The Association of National Advertisers is at it again, this time spelling the death of new gTLDs barely after they emerge from the gate.

In 1982, at the dawn of the video age, Motion Picture Association of America President Jack Valenti infamously told Congress, with more than one unfortunate reference to various types of violent crime, that the advent of the VCR would spell immediate and irrevocable doom to the motion picture industry, and that the device should certainly be thrown to the scrap heap even before its arrival.

It wasn’t one of his better predictions, as home video sales went on to become a massive new revenue stream for Hollywood, and cornerstone of movie studios’ portfolios for the next several decades. 
All of this is to say it probably makes sense to take ANA’s prognostications about the new gTLD program with a giant shaker of salt. Like the MPAA was with early VCRs, the ANA has been violently and dogmatically opposed to new gTLDs for as long as it has been aware of the program. Having lost its cynical bid to kill new gTLDs in the crib, ANA has now apparently moved on to trying to hasten the program’s demise, in which effort they will be equally ineffectual.

The real story of the new gTLD launch is that with minimal marketing, users around the world have registered more than two million addresses in less than nine months, and that’s despite the fact that many of the most attractive, general-interest domains have yet to clear the contention and delegation process.

And contrary to the ANA’s frothy rhetoric about domainers and brand protectors, back in the real world, we are seeing new gTLD addresses being put to use in new, dynamic ways every day.

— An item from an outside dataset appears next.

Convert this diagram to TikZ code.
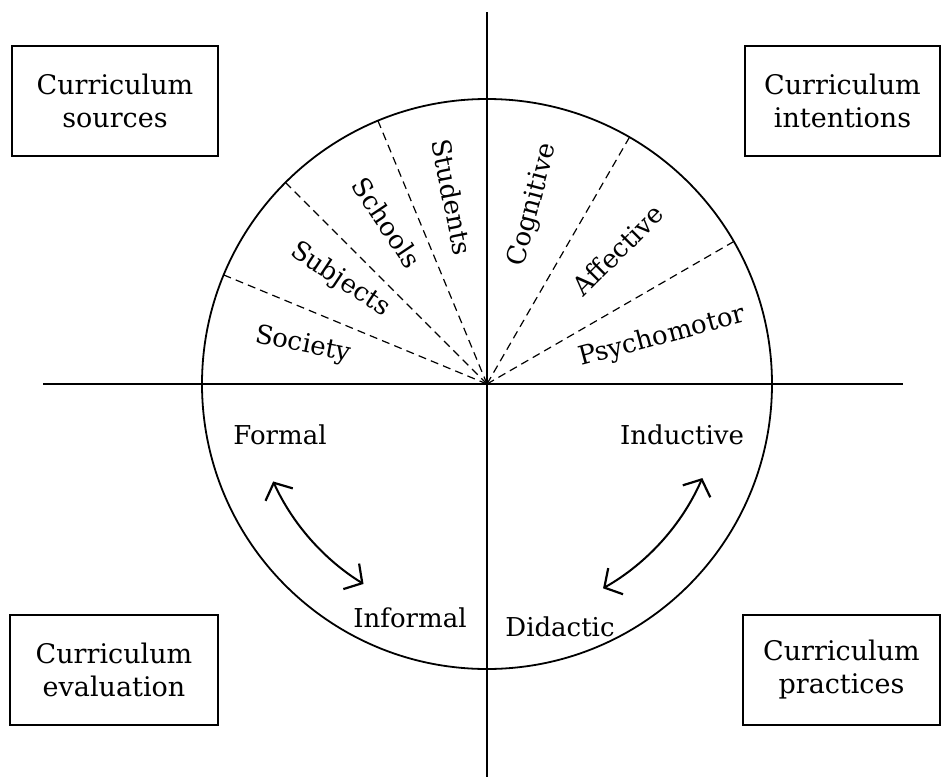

ANA gleefully points out 4- and 5-figure registration numbers for some gTLDs as signs of failure, but those numbers tell a far different story. For the first time ever, domain name registrants are participating in a truly abundant market, free from the false scarcity and artificial value of the past two decades.  In less than nine months registrations and adoption have exceeded our expectations, and the best is yet to come.

In the meantime, ANA is free to continue its Chicken Little routine. Those of us with actual work to do are providing value instead of spouting tales of doom.